For asexuals, attractions can be romantic (desiring emotional attention), aesthetic (appreciation of physical appearance) or sensual (enjoyment of kissing and cuddling). Those on the spectrum may form relationships, sexual or not.

While some asexuals experience arousal or libido, and may engage in activities from masturbation to sadomasochism, their motivation is more abstract (seeking relaxation, or an adrenaline rush) than related to a desire to have sex with a partner.

Ontario-based psychology Prof. Anthony Bogaert, the leading academic researcher on the subject, notes that studying this minority group can also reveal insights about the majority. “Asexuality provides an interesting lens to look at sexuality differently and understand it more deeply,” he said.

Research suggests asexuals make up about 1% of the population, which is one reason behind their lack of representation. Another is society’s misassumption that sex is an essential part of being human, that everyone must be wired to react with arousal.

An ‘Immaculate Heart’

Ruth Virkus started writing “Immaculate Heart” about a decade ago, wanting to depict a romance whose main character’s feelings on relationships were loosely based on her own confusing lack of sexual interest. She shelved the project, but in the intervening years learned about asexuality. (“It was so not on my radar in 2009,” she said.)

When she picked the script back up a few years ago, it became clear to Virkus that she, like her protagonist, was a demisexual. “I say I don’t have the ability to be intimate with someone unless I’m intimate with them,” Virkus said. “That it requires words and actions and deeds for me to even get to a point where I would feel that.”

At age 29, Virkus finally felt that when she got to know the man who became her husband, Freshwater co-artistic director Ben Layne. It was Virkus’ very first relationship.

The awkwardness she felt growing up resembled that of a closeted homosexual amid straight peers, but she wasn’t attracted to women. She had no interest in thinking about sex, and even bristled at friends’ innocuous dirty puns.

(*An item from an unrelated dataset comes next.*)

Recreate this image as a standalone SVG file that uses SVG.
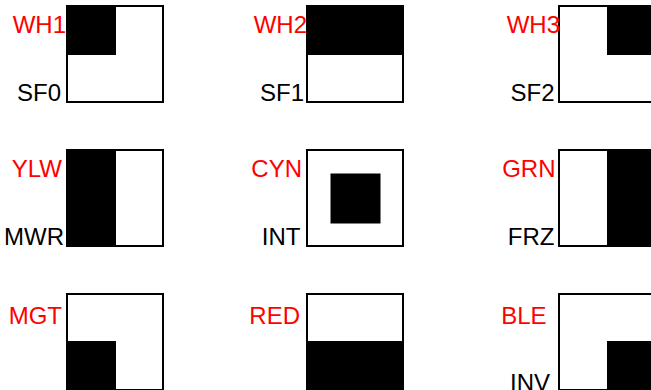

“When the conversation does get particularly nitty-gritty, shall we say, it tunes me out a little bit,” Virkus said.

After getting to know Layne, she recognized herself as a demisexual, a term so new to the public consciousness that it didn’t appear in a major newspaper until 2013.

“People just don’t have the language to talk about this,” Virkus said. But she hopes that presenting asexuality on stage can help destigmatize it. “Awareness that somebody else is like you can be lifesaving sometimes,” she said.

Discovering asexuality

Freshwater’s short play series, “Eventually, Epiphany,” which ran in repertory with “Immaculate Heart,” includes Monte D. Monteleagre’s “Dude’s Night,” a fish-out-of-water monologue he wrote about realizing he was asexual during his first visit to a strip club.

“I had been questioning for a long time, but I wasn’t quite sure,” he recalled. “And then I walk into this strip club, and I’m like, ‘OK, I’m pretty sure now.’ … I just didn’t have a connection to it the way that anyone I was with did.”

Monteleagre, a recent college graduate who spent a year in the Twin Cities before moving to New York City this fall, said he learned about asexuality in high school, when he read about it on a blog. Until then, he’d been only vaguely aware that people could be anything besides straight. Living in Omaha, he hadn’t met anyone who was openly anything else.

Several signs pointed to his asexuality. “I never enjoyed school dances or other activities that were built as pseudo romantic encounters for young people,” he said.

On the other hand, perhaps he hadn’t met the right person yet. “It’s hard to prove the lack of something, which is what asexuality is,” he said.

So during the intense late-night discussions of crushes at Boy Scout camp, Monteleagre would pick a name at random from a list of girls his friends or his brother admired.

When he finally came out as asexual to a close-knit group of his college fraternity brothers, he felt free. “It was like, ‘OK, I don’t have to wear that mask I didn’t know I was wearing anymore,’ ” he said.